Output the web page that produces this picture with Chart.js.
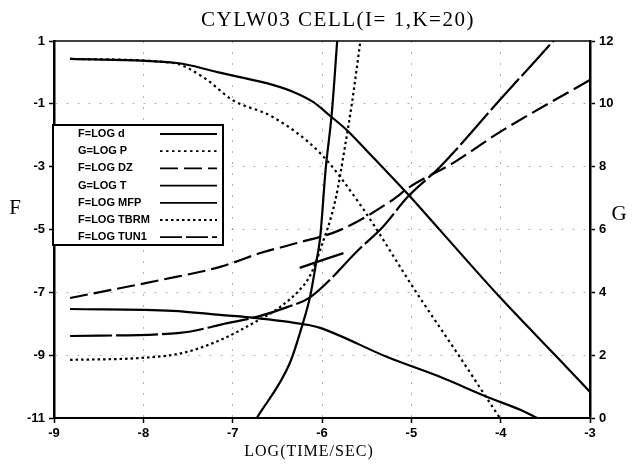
<!DOCTYPE html>
<html><head><meta charset="utf-8">
<script src="https://cdn.jsdelivr.net/npm/chart.js@4"></script>
<style>html,body{margin:0;padding:0;background:#fff}#wrap{width:633px;height:465px}</style>
</head><body><div id="wrap"><canvas id="c" width="633" height="465"></canvas></div>
<script>
const titleText = 'CYLW03 CELL(I= 1,K=20)';
const xTitle = 'LOG(TIME/SEC)';
const fTitle = 'F';
const gTitle = 'G';
const xTicks = [-9, -8, -7, -6, -5, -4, -3];
const fTicks = [-11, -9, -7, -5, -3, -1, 1];
const gTicks = [0, 2, 4, 6, 8, 10, 12];

// F=LOG d (solid, F axis)
const dX = [-8.82, -7.62, -7.17, -6.92, -6.62, -6.32, -6.10, -5.91, -5.72, -5.57, -5.05, -4.68, -4.01, -3.37, -3.00];
const dF = [0.43, 0.30, 0.01, -0.15, -0.34, -0.62, -0.94, -1.38, -1.84, -2.28, -3.84, -5.02, -7.15, -9.06, -10.17];
// G=LOG P (dotted, G axis)
const pX = [-8.82, -7.67, -7.33, -7.00, -6.55, -6.02, -5.57, -4.94, -4.45, -4.01];
const pG = [11.43, 11.30, 10.85, 10.12, 9.58, 8.43, 6.78, 3.98, 1.91, 0.0];
// F=LOG DZ (dashed, F axis)
const dzX = [-8.82, -7.81, -7.14, -6.69, -6.28, -5.80, -5.21, -5.02, -4.53, -4.01, -3.00];
const dzF = [-7.18, -6.61, -6.19, -5.75, -5.43, -5.02, -4.06, -3.65, -2.88, -1.90, -0.24];
// G=LOG T (solid, G axis)
const tX = [-6.73, -6.36, -6.22, -6.13, -6.07, -6.02, -5.96, -5.89, -5.83];
const tG = [0.0, 1.75, 2.96, 3.91, 4.87, 5.76, 7.89, 9.71, 12.0];
// F=LOG MFP (solid, F axis)
const mfpX = [-8.82, -7.67, -7.14, -6.73, -6.15, -6.02, -5.27, -4.68, -4.15, -3.78, -3.59];
const mfpF = [-7.53, -7.59, -7.72, -7.82, -8.04, -8.13, -9.06, -9.69, -10.33, -10.74, -11.0];
// F=LOG TBRM (dotted, F axis)
const tbX = [-8.82, -8.04, -7.56, -7.14, -6.77, -6.47, -6.25, -6.13, -6.02, -5.85, -5.74, -5.66, -5.57];
const tbF = [-9.15, -9.09, -8.93, -8.52, -7.98, -7.47, -6.92, -6.45, -5.65, -4.06, -2.31, -0.88, 1.0];
// F=LOG TUN1 (long dash, F axis)
const tuX = [-8.82, -7.59, -7.06, -6.73, -6.39, -6.13, -5.57, -5.32, -5.04, -4.68, -4.01, -3.41];
const tuF = [-8.39, -8.29, -7.98, -7.78, -7.47, -7.15, -5.59, -4.92, -3.96, -3.01, -0.88, 1.0];
// short extra dashed segment
const segX = [-6.25, -5.76];
const segF = [-6.22, -5.75];

const pts = (xs, ys) => xs.map((x, i) => ({x, y: ys[i]}));
const base = {borderColor: '#000', backgroundColor: '#000', borderWidth: 2.2, pointRadius: 0, fill: false,
  cubicInterpolationMode: 'monotone', borderCapStyle: 'butt'};

const datasets = [
  Object.assign({}, base, {label: 'F=LOG d', data: pts(dX, dF), yAxisID: 'y'}),
  Object.assign({}, base, {label: 'G=LOG P', data: pts(pX, pG), yAxisID: 'y2', borderDash: [2.5, 3.5]}),
  Object.assign({}, base, {label: 'F=LOG DZ', data: pts(dzX, dzF), yAxisID: 'y', borderDash: [18, 6]}),
  Object.assign({}, base, {label: 'G=LOG T', data: pts(tX, tG), yAxisID: 'y2'}),
  Object.assign({}, base, {label: 'F=LOG MFP', data: pts(mfpX, mfpF), yAxisID: 'y'}),
  Object.assign({}, base, {label: 'F=LOG TBRM', data: pts(tbX, tbF), yAxisID: 'y', borderDash: [2.5, 3]}),
  Object.assign({}, base, {label: 'F=LOG TUN1', data: pts(tuX, tuF), yAxisID: 'y', borderDash: [42, 4]}),
  Object.assign({}, base, {label: '', data: pts(segX, segF), yAxisID: 'y', borderWidth: 2.4})
];

const tickFont = {family: 'Liberation Sans', size: 13, weight: 'bold'};
const gridColor = (ctx) => {
  const s = ctx.scale;
  if (ctx.tick && (ctx.tick.value === s.min || ctx.tick.value === s.max)) return 'rgba(0,0,0,0)';
  return 'rgba(0,0,0,0.3)';
};

const decor = {
  id: 'decor',
  afterDraw(chart) {
    const {ctx, chartArea: a} = chart;
    ctx.save();
    ctx.strokeStyle = '#000';
    ctx.lineWidth = 1.5;
    ctx.beginPath(); ctx.moveTo(a.left, a.top); ctx.lineTo(a.right, a.top); ctx.stroke();

    ctx.fillStyle = '#000';
    ctx.textAlign = 'center';
    ctx.textBaseline = 'middle';
    try { ctx.letterSpacing = '1.5px'; } catch (e) {}
    ctx.font = '21px "Liberation Serif"';
    ctx.fillText(titleText, 338, 20);
    try { ctx.letterSpacing = '1px'; } catch (e) {}
    ctx.font = '16px "Liberation Serif"';
    ctx.fillText(xTitle, 309, 452);
    try { ctx.letterSpacing = '0px'; } catch (e) {}
    ctx.font = '21px "Liberation Serif"';
    ctx.fillText(fTitle, 15, 208);
    ctx.fillText(gTitle, 619, 214);

    // legend box
    const L = {x: 53, y: 125, w: 170, h: 120};
    ctx.fillStyle = '#fff';
    ctx.fillRect(L.x, L.y, L.w, L.h);
    ctx.lineWidth = 2;
    ctx.strokeStyle = '#000';
    ctx.strokeRect(L.x, L.y, L.w, L.h);
    ctx.textAlign = 'left';
    ctx.font = 'bold 11px "Liberation Sans"';
    ctx.fillStyle = '#000';
    chart.data.datasets.filter(d => d.label).forEach((d, i) => {
      const y = L.y + 9 + i * 17.2;
      ctx.fillText(d.label, 78, y);
      ctx.save();
      ctx.lineWidth = 1.8;
      ctx.setLineDash(d.borderDash ? d.borderDash.map(v => Math.min(v, 22)) : []);
      ctx.beginPath(); ctx.moveTo(160, y); ctx.lineTo(217, y); ctx.stroke();
      ctx.restore();
    });
    ctx.restore();
  }
};

new Chart(document.getElementById('c'), {
  type: 'line',
  data: {datasets},
  options: {
    responsive: false,
    animation: false,
    devicePixelRatio: 1,
    layout: {padding: {top: 41, left: 0, right: 0, bottom: 0}},
    plugins: {legend: {display: false}, title: {display: false}, tooltip: {enabled: false}},
    scales: {
      x: {
        type: 'linear', min: -9, max: -3,
        afterBuildTicks: s => { s.ticks = xTicks.map(v => ({value: v})); },
        afterFit: s => { s.height = 47; },
        ticks: {font: tickFont, color: '#000', padding: 3, maxRotation: 0, callback: v => String(v)},
        grid: {color: gridColor, lineWidth: 1, tickColor: '#000', tickLength: 5, tickWidth: 1.5},
        border: {color: '#000', width: 2, dash: [2, 9]}
      },
      y: {
        type: 'linear', position: 'left', min: -11, max: 1,
        afterBuildTicks: s => { s.ticks = fTicks.map(v => ({value: v})); },
        afterFit: s => { s.width = 54; },
        ticks: {font: tickFont, color: '#000', padding: 4, callback: v => String(v)},
        grid: {color: gridColor, lineWidth: 1, tickColor: '#000', tickLength: 5, tickWidth: 1.5},
        border: {color: '#000', width: 2.5, dash: [2, 9]}
      },
      y2: {
        type: 'linear', position: 'right', min: 0, max: 12,
        afterBuildTicks: s => { s.ticks = gTicks.map(v => ({value: v})); },
        afterFit: s => { s.width = 43; },
        ticks: {font: tickFont, color: '#000', padding: 4, callback: v => String(v)},
        grid: {drawOnChartArea: false, tickColor: '#000', tickLength: 5, tickWidth: 1.5},
        border: {color: '#000', width: 2.5}
      }
    }
  },
  plugins: [decor]
});
</script>
</body></html>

▶ [WORK TO COMPLETE]:
Extract the lines exactly, please: the first line of the listing, the line with "const gTicks = [0, 2, 4, 6, 8, 10, 12];", and every line between them, but no pictures.

▶ [FULL RESPONSE]:
Output the web page that produces this picture with Chart.js.
<!DOCTYPE html>
<html><head><meta charset="utf-8">
<script src="https://cdn.jsdelivr.net/npm/chart.js@4"></script>
<style>html,body{margin:0;padding:0;background:#fff}#wrap{width:633px;height:465px}</style>
</head><body><div id="wrap"><canvas id="c" width="633" height="465"></canvas></div>
<script>
const titleText = 'CYLW03 CELL(I= 1,K=20)';
const xTitle = 'LOG(TIME/SEC)';
const fTitle = 'F';
const gTitle = 'G';
const xTicks = [-9, -8, -7, -6, -5, -4, -3];
const fTicks = [-11, -9, -7, -5, -3, -1, 1];
const gTicks = [0, 2, 4, 6, 8, 10, 12];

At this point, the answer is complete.